Introduction: Breaking Quantum Technology's Cooling Barrier
For decades, quantum technology has required cryogenic cooling near absolute zero (-459°F), making systems bulky, expensive, and confined to specialized laboratories. Stanford researchers have now developed a nanoscale device that entangles photons and electrons at room temperature, potentially transforming quantum technology from a laboratory curiosity into practical, deployable hardware. This breakthrough could enable compact quantum devices for secure communications, advanced computing, and AI applications.
The Breakthrough: Stable Entanglement at Room Temperature
The device creates a stable spin connection between electrons and photons at ambient temperatures. Traditional quantum systems rely on fragile qubits that lose their quantum properties without extreme cooling, but Stanford's approach uses advanced materials to maintain entanglement under everyday conditions. According to the research, the device "provides a very versatile, stable spin connection between electrons and photons that is the theoretical basis of quantum communication."
This represents a tangible interface for transferring quantum states. By entangling electron spins with photons, the device enables quantum signaling—encoding information in quantum properties rather than classical bits. The elimination of massive dilution refrigerators opens the door to chip-scale quantum hardware with unprecedented stability and extended coherence times.
Applications: From Cryptography to Computing
The implications span multiple fields:
Quantum Cryptography: Quantum key distribution (QKD) could become deployable over standard networks. Recent advances have demonstrated quantum messages transmitted 158 miles via fiber optics and distance extensions of 200 times using rare-earth crystals. Room-temperature entanglement makes these systems far more practical for real-world deployment.
Quantum Computing: The technology could shrink quantum processors from room-sized installations to portable units, accelerating applications in drug discovery, materials science, and complex simulations. Current quantum computers require expensive cooling infrastructure that limits their accessibility.
Artificial Intelligence: Entangled systems could enable quantum machine learning algorithms, potentially processing datasets with significant speedups over classical approaches.
This work complements recent achievements in quantum teleportation, including single-photon teleportation between quantum dots and chip-to-chip quantum teleportation, collectively forming building blocks toward a quantum internet.
Challenges and Path Forward
While promising, challenges remain. Scaling entanglement fidelity, maintaining stability across larger systems, and integrating with existing silicon manufacturing processes require further development. The transition from laboratory demonstration to commercial products typically involves years of engineering refinement.
However, by eliminating the need for million-dollar cooling systems, this breakthrough significantly lowers barriers to entry for quantum technology development and deployment.
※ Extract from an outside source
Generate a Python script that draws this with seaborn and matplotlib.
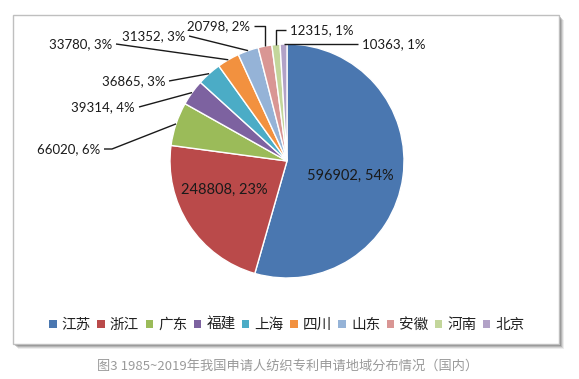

Conclusion: Toward Accessible Quantum Technology
Stanford's room-temperature entanglement device represents a significant step toward practical quantum technology. By removing the cryogenic cooling requirement, it addresses one of the field's most persistent obstacles. While substantial work remains to translate this into commercial products, the advance brings quantum-secured communications, enhanced computing capabilities, and new AI applications closer to reality.
Article Summary
Stanford's nanoscale device entangles photons and electrons at room temperature, eliminating cryogenic cooling requirements for quantum signaling. This enables more practical and affordable quantum hardware for cryptography, computing, and AI applications, complementing recent advances toward a quantum internet.